Consider the partitions of n, with all summands initially listed in nonincreasing order. Freeze all the 1's in place and then allow all the other summands to change their order, without displacing any of the 1's. The resulting number of arrangements is a(n+1). - Gregory L. Simay, Jun 14 2016

Limit of the matrix power M^k shown in A163733, Sep 14 2016, as k->infinity results in a single column vector equal to the Fibonacci sequence. - Gary W. Adamson, Sep 19 2016

F(n) and Lucas numbers L(n), being related by the formulas F(n) = (F(n-1) + L(n-1))/2 and L(n) = 2 F(n+1) - F(n), are a typical pair of "autosequences" (see the link to OEIS Wiki). - Jean-François Alcover, Jun 10 2017

Also the number of independent vertex sets and vertex covers in the (n-2)-path graph. - Eric W. Weisstein, Sep 22 2017

Shifted numbers of {UD, DU, FD, DF}-equivalence classes of Łukasiewicz paths. Łukasiewicz paths are P-equivalent iff the positions of pattern P are identical in these paths. - Sergey Kirgizov, Apr 08 2018

For n > 0, F(n) = the number of Markov equivalence classes with skeleton the path on n nodes. See Theorem 2.1 in the article by A. Radhakrishnan et al. below. - Liam Solus, Aug 23 2018

For n >= 2, also: number of terms in A032858 (every other base-3 digit is strictly smaller than its neighbors) with n-2 digits in base 3. - M. F. Hasler, Oct 05 2018

F(n+1) is the number of fixed points of the Foata transformation on S_n. - Kevin Long, Oct 17 2018

F(n+2) is the dimension of the Hecke algebra of type A_n with independent parameters (0,1,0,1,...) or (1,0,1,0,...). See Corollary 1.5 in the link "Hecke algebras with independent parameters". - Jia Huang, Jan 20 2019

The sequence is the second INVERT transform of (1, -1, 2, -3, 5, -8, 13, ...) and is the first sequence in an infinite set of successive INVERT transforms generated from (1, 0, 1, 0, 1, ...). Refer to the array shown in A073133. - Gary W. Adamson, Jul 16 2019

From Kai Wang, Dec 16 2019: (Start)

F(n*k)/F(k) = Sum_{i=0..n-1; j=0..n-1; i+2*j=n-1} (-1)^(j*(k-1))*L(k)^i*((i+j)!/(i!*j!)).

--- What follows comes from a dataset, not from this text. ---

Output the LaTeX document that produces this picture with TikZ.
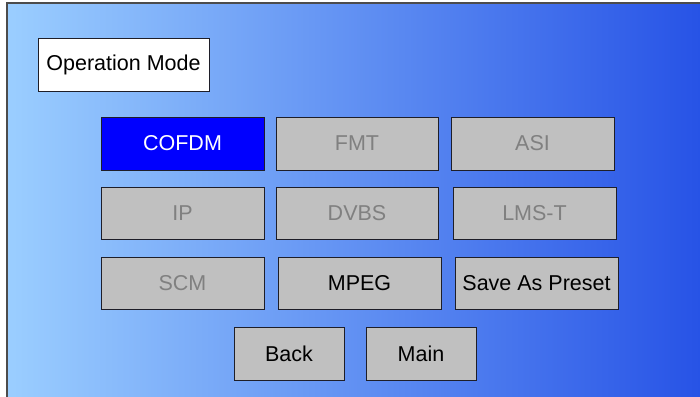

F((2*m+1)*k)/F(k) = Sum_{i=0..m-1} (-1)^(i*k)*L((2*m-2*i)*k) + (-1)^(m*k).

F(2*m*k)/F(k) = Sum_{i=0..m-1} (-1)^(i*k)*L((2*m-2*i-1)*k).

F(m+s)*F(n+r) - F(m+r)*F(n+s) = (-1)^(n+s)*F(m-n)*F(r-s).

F(m+r)*F(n+s) + F(m+s)*F(n+r) = (2*L(m+n+r+s) - (-1)^(n+s)*L(m-n)*L(r-s))/5.

L(m+r)*L(n+s) - 5*F(m+s)*F(n+r) = (-1)^(n+s)*L(m-n)*L(r-s).

L(m+r)*L(n+s) + 5*F(m+s)*F(n+r) = 2*L(m+n+r+s) + (-1)^(n+s)*5*F(m-n)*F(r-s).

L(m+r)*L(n+s) - L(m+s)*L(n+r) = (-1)^(n+s)*5*F(m-n)*F(r-s). (End)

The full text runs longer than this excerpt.